Soon, Randi Miller’s voice will sound very familiar to Washington Metropolitan Area Transit Authority (WMATA) riders. In February, the 44-year-old — a Lexus dealership lease retention manager — won a WMATA contest that earned her the official title of the “doors closing voice.” Beginning this month, Miller’s warm, soothing tone will be heard on subway cars telling passengers that — you guessed it — the doors are closing.
In January, WMATA launched the contest in search of a fresh voice to replace the other female voice that for the past decade has been politely telling riders to stand back from doors before they close and the train departs. Passengers had grown accustomed to hearing the voice, and tuned it out or tried to squeeze through doors at the last minute, causing service delays, says Ron Holzer, WMATA’s special projects officer.
“Messages get stale and become background noise,” says Holzer, who was in charge of the contest. “We’re trying to change that in hopes that if people hear something different than they’re used to, they’ll pay attention.”
WMATA received 1,259 entries — a number that surprised officials since they weren’t offering monetary compensation. Holzer and eight others narrowed the pool to 10 finalists: seven women and three men with voices that were pleasant but firm and who could clearly read a script that included sentences with run-on words and difficult-to-pronounce station names, such as Grosvenor-Strathmore and L’Enfant Plaza.
In round two, finalists recorded three “doors closing” messages for a panel of judges who evaluated vocal quality, versatility, enunciation and elocution.
Miller’s velvety alto stood out to the judges; her confident, earthy tone conveyed the “friendly yet authoritative” voice they were seeking. She beat out many contestants who’d had professional voice training, including six of the finalists.

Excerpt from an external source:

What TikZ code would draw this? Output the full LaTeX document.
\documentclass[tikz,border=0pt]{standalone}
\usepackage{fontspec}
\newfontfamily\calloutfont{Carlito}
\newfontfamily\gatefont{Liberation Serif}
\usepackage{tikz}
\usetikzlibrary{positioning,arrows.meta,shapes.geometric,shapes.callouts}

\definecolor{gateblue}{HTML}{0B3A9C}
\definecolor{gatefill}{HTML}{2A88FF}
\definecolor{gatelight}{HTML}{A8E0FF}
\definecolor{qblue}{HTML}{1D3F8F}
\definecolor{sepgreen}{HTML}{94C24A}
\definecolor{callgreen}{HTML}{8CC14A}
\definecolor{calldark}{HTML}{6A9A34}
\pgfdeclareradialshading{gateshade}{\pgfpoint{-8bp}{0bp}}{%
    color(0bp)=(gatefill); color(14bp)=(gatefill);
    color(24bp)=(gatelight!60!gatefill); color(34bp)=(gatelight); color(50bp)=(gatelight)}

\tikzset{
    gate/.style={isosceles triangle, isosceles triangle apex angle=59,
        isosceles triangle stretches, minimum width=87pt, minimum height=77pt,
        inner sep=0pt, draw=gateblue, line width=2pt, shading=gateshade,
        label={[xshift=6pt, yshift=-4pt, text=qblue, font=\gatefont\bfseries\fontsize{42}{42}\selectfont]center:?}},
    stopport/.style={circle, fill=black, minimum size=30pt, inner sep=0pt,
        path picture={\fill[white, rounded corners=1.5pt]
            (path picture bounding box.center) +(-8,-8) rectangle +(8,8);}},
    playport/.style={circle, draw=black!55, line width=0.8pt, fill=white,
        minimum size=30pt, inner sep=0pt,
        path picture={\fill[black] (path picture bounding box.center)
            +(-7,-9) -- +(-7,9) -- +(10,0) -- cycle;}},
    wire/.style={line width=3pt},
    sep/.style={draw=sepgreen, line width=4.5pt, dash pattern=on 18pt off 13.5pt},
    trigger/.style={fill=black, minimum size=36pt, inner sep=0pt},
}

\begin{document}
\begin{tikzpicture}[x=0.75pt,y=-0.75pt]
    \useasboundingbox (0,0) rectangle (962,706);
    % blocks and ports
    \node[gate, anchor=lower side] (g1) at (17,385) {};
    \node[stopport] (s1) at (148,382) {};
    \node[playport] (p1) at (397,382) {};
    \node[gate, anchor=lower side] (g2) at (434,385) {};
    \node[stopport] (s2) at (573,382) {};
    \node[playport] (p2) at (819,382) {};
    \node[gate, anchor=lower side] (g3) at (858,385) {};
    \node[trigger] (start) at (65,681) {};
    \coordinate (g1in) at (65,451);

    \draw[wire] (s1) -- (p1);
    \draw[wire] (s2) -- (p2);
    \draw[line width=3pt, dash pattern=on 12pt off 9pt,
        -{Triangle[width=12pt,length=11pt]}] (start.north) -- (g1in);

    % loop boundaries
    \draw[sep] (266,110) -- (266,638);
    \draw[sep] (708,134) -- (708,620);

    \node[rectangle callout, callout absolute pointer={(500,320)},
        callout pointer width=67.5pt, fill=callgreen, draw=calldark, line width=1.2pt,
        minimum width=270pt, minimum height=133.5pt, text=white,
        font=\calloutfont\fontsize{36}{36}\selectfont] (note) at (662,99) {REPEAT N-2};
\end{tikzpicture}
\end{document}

Miller’s only professional experience was narrating a few industrial videos.
“I recorded ‘Welcome to your 401k program’ and other riveting works like that,” she says.
Upon hearing announcements she made over the public-address system at the Lexus dealership she works at in Alexandria, Va., Miller’s boss urged her to enter the contest.
So far, Miller’s recorded several train announcements for WMATA, such as, “doors closing ... please step back to allow customers to exit the train” and “doors opening...”
The messages use different tones, ranging from a warm tone to a stern voice to falling “just short of get your butt out of the way,” Miller says.
Last month, WMATA officials began playing the announcements on one car to gauge passengers’ reactions. The authority plans to play the announcements on all cars this month, making Miller a celebrity of sorts in the D.C. area — and, hopefully, paving the way for future voice-over success.
“It was always a dream of mine to become famous,” she says. “I was a songwriter, singer and guitar player from the time I was 11 into my 20s, and I always thought that would be my avenue for stardom.”
Following a new dream
Instead, the contest — which was covered by the Washington Post, television stations, The Today Show and Newsweek — has given Miller the exposure to use her voice in other ways. The day after she won, Miller landed a paying voice-over gig to provide online tutorials and sound-bite prompts for Peer Impact, an online network for purchasing music, video games and movies. Miller also recorded a professional demo and gave it to an agency in hopes of getting some audio book or advertisement work.
She’s already got plenty of fans. People leave Miller messages at work saying they were just calling to hear her voice, or come to the dealership hoping to catch a glimpse of her. And having people ask her for her autograph or to have their picture taken with her has become a somewhat common occurrence, Miller says.
A little strange, yes, but she’s not complaining.
“People have always told me I have a nice voice, and I always thought it would be nice to use it in some way,” says Miller. “Now, I have that opportunity.”